Ed Grimley is an excessively cowlicked, voluble, hyperactive manchild who is obsessed with banal popular culture, particularly Wheel of Fortune and its host, Pat Sajak. He also loves to play the triangle, which for him consists of playing a recorded musical piece, striking the triangle once, and then wildly dancing to the recording. His catchphrases include "I must say", "let's face it", "totally decent", "makes me completely mental," and "give me a break".

== Appearances ==
Short was added to the cast of Second City's television offshoot SCTV in 1982, debuting the Ed Grimley character in the skit "SCTV Movie of the Week: The Nutty Lab Assistant". Grimley became an SCTV fixture, appearing in the various shows, commercials, promos, and "behind-the-scenes" dramas that made up the fictional channel's programming. After the show's end in 1984, Short moved to the more prominent Saturday Night Live, bringing his breakout character with him.

With Grimley, his best-known original character, Martin Short's popularity on SNL proved to be the springboard to a long career in film and television. He appeared as Ed Grimley in his 1985 Showtime special Martin Short: Concert For the North Americas, at Comic Relief 1986, and in 1989's I, Martin Short, Goes Hollywood. Grimley became a cartoon character in Hanna-Barbera's 1988 animated series The Completely Mental Misadventures of Ed Grimley, featuring Second City colleagues Joe Flaherty (also reprising his SCTV character, Count Floyd), Catherine O'Hara and Andrea Martin as series regulars.

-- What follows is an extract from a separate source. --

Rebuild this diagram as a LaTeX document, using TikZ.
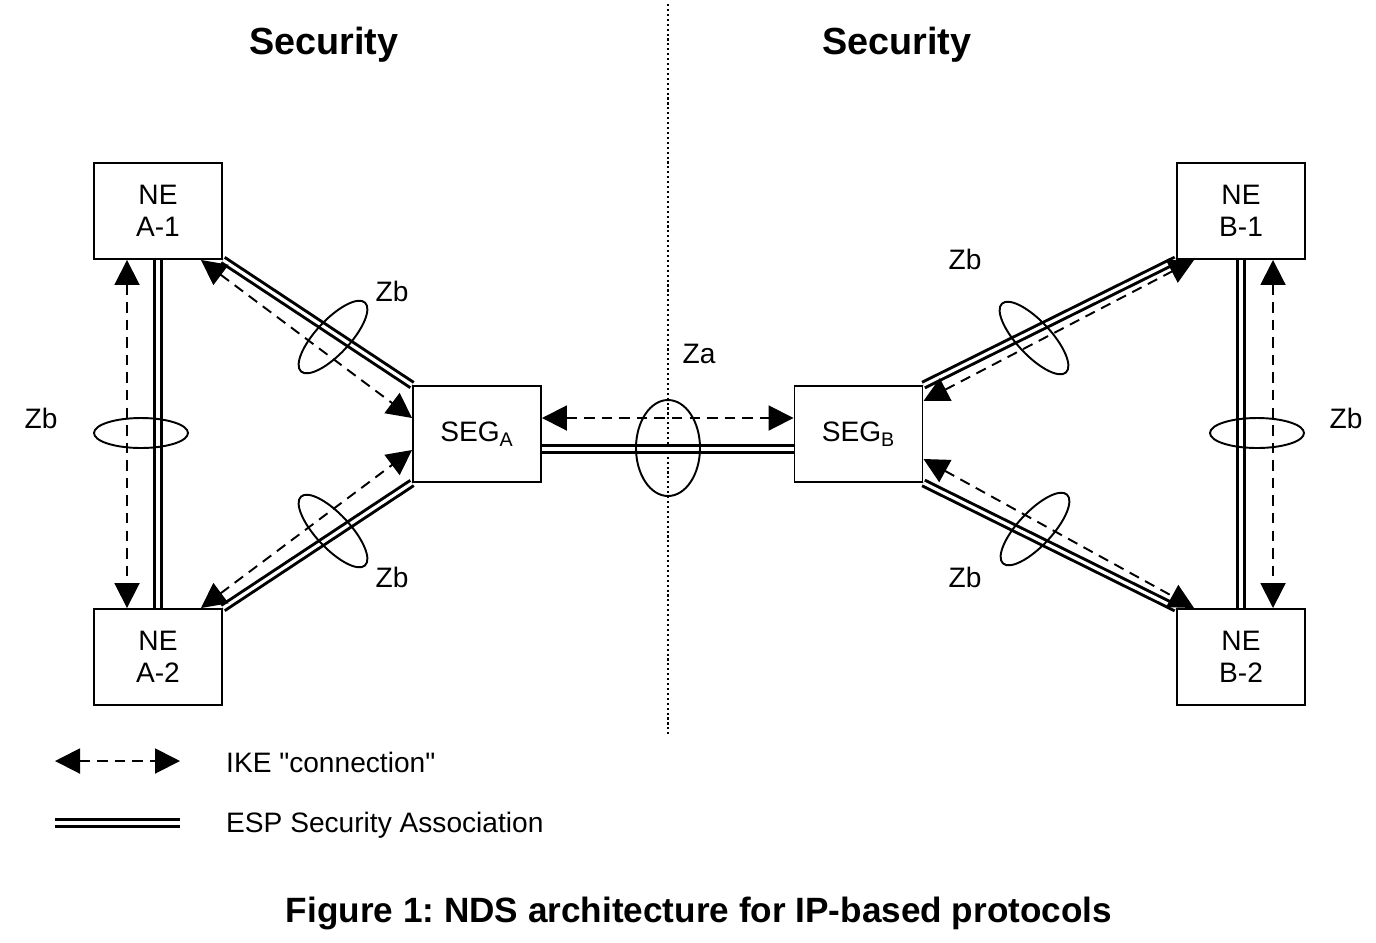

Short briefly revived the Ed Grimley role in his 1995 series The Show Formerly Known As the Martin Short Show, for a spoof of the comedy film Dave, and appeared again in a 1996 episode of Muppets Tonight, in which Grimley marries Miss Piggy to obtain an $85 inheritance from his deceased great-uncle. The character seemingly died later that year on Saturday Night Live, in the skit "Ed Grimley in Heaven", though Grimley is brought back to life by his guardian angel (played by guest star Chevy Chase) after showing a video of Ed Grimley's life and commenting that he needs to do more with it before he can come back to Heaven. Grimley would however make a number of appearances in 1999's The Martin Short (Talk) Show.

Ed Grimley made a brief onstage appearance, triangle in hand, in the 2006 Broadway show Martin Short: Fame Becomes Me. He appeared again in 2009's Let Freedom Hum: An Evening of Comedy Hosted By Martin Short. Short reprised his role as Ed Grimley in a Saturday Night Live parody music video of Drake's Hotline Bling in November 2015 on the season 41 episode hosted by then-Presidential candidate Donald Trump.